• **What the task requires**
Everything in the listing below from the line containing "Emit a component" through the line containing "import * as" should be repeated exactly; leave out every other line.

• **Extracted records**
* * * *

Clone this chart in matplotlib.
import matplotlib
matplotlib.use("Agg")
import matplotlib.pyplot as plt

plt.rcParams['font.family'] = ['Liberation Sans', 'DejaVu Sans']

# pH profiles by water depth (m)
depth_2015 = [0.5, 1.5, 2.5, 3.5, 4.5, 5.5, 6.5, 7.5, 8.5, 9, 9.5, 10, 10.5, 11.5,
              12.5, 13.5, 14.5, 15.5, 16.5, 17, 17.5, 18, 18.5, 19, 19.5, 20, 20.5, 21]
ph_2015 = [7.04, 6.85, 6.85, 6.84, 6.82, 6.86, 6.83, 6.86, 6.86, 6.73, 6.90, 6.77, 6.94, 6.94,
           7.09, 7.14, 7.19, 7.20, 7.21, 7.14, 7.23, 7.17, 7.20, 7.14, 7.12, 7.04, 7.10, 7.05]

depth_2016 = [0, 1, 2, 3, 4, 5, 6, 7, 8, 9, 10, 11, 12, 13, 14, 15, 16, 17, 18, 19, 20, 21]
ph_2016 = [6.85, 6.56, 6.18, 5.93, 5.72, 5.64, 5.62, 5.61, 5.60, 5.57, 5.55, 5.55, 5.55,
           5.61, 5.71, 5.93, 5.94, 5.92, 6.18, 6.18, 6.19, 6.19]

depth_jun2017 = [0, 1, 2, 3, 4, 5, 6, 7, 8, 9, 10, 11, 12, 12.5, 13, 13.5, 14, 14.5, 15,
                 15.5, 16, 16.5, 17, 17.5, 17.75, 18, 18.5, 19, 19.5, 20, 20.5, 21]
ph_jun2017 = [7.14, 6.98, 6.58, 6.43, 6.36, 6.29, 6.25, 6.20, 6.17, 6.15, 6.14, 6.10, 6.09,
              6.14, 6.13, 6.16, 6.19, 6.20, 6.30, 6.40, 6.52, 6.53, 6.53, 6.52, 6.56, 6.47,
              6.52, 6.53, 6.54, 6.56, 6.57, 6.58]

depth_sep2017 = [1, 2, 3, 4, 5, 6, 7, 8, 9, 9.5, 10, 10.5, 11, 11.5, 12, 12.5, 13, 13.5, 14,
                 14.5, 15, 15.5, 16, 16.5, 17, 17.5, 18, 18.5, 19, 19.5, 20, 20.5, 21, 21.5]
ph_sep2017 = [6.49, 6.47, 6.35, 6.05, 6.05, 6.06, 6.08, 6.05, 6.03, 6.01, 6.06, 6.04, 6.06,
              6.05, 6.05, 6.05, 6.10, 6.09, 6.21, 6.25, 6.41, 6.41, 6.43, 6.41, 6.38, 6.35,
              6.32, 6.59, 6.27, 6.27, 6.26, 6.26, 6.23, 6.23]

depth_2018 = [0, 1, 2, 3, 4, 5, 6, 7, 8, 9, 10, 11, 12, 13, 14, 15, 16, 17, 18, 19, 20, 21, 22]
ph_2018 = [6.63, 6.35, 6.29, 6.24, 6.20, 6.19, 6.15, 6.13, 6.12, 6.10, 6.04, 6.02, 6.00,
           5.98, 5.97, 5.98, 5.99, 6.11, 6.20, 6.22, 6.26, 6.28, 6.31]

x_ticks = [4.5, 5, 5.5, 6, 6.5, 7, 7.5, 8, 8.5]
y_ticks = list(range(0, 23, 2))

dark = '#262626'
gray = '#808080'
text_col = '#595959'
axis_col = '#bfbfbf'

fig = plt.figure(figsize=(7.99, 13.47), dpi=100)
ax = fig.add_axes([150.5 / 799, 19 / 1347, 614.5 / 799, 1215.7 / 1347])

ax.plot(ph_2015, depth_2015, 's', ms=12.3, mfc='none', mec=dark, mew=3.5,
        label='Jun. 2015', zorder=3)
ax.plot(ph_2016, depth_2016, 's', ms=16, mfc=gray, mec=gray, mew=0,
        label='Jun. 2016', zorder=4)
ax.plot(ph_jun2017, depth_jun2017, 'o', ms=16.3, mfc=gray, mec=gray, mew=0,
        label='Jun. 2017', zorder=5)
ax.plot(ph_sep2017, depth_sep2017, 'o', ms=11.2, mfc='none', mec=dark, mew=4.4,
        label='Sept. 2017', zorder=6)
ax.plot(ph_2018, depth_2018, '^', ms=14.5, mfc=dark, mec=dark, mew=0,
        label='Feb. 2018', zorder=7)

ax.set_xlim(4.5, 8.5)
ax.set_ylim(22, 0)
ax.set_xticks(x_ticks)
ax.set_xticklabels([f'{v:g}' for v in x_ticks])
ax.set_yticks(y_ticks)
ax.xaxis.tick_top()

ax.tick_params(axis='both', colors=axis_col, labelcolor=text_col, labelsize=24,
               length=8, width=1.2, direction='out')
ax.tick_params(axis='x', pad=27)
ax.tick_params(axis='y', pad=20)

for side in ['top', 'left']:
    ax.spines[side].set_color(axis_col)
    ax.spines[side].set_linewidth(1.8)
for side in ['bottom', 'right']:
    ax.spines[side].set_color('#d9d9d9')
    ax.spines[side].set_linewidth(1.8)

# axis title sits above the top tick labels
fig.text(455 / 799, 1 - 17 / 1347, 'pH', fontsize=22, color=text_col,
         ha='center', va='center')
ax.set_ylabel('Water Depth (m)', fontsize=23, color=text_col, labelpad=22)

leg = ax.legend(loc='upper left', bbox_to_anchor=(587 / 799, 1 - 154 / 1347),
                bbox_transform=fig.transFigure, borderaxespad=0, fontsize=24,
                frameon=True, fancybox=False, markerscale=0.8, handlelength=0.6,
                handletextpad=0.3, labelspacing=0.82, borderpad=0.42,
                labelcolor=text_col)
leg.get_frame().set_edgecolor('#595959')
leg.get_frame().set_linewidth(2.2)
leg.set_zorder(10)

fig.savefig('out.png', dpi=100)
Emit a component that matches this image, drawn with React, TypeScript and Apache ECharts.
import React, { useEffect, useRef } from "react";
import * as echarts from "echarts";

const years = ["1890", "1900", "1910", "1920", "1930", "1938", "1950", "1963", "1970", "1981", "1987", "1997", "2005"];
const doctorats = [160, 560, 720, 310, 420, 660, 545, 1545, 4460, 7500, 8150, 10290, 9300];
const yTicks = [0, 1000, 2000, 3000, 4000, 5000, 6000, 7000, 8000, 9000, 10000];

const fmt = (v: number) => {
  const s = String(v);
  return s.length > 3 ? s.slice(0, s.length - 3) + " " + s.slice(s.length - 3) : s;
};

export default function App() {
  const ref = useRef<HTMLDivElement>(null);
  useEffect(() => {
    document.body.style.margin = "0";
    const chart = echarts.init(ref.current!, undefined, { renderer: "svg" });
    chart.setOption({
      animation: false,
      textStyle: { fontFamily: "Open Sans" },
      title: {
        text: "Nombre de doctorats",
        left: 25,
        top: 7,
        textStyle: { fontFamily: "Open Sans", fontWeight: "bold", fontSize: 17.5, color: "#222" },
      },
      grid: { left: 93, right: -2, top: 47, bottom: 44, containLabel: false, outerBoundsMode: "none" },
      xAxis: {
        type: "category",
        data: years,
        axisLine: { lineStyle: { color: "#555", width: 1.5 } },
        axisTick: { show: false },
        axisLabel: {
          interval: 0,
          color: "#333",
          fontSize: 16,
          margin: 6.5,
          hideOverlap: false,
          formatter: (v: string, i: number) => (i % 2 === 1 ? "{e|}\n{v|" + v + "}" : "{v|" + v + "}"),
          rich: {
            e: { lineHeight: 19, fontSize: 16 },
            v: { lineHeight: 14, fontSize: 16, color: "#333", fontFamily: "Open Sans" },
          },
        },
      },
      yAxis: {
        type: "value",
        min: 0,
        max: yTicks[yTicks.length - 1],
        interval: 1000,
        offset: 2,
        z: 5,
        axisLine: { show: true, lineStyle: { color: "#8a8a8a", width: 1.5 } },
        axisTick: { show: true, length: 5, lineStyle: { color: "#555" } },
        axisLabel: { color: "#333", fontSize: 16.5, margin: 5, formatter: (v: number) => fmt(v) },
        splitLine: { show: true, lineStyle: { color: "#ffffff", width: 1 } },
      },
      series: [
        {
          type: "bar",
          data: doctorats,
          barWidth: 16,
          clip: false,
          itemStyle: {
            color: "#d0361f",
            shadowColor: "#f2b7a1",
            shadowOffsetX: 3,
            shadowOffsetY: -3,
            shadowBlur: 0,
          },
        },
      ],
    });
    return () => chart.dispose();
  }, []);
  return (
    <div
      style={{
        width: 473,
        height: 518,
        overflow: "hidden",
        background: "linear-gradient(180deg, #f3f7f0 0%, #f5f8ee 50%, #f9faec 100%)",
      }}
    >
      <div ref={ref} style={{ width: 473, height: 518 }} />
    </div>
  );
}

* * * *

• **Full response**
Emit a component that matches this image, drawn with React, TypeScript and Apache ECharts.
import React, { useEffect, useRef } from "react";
import * as echarts from "echarts";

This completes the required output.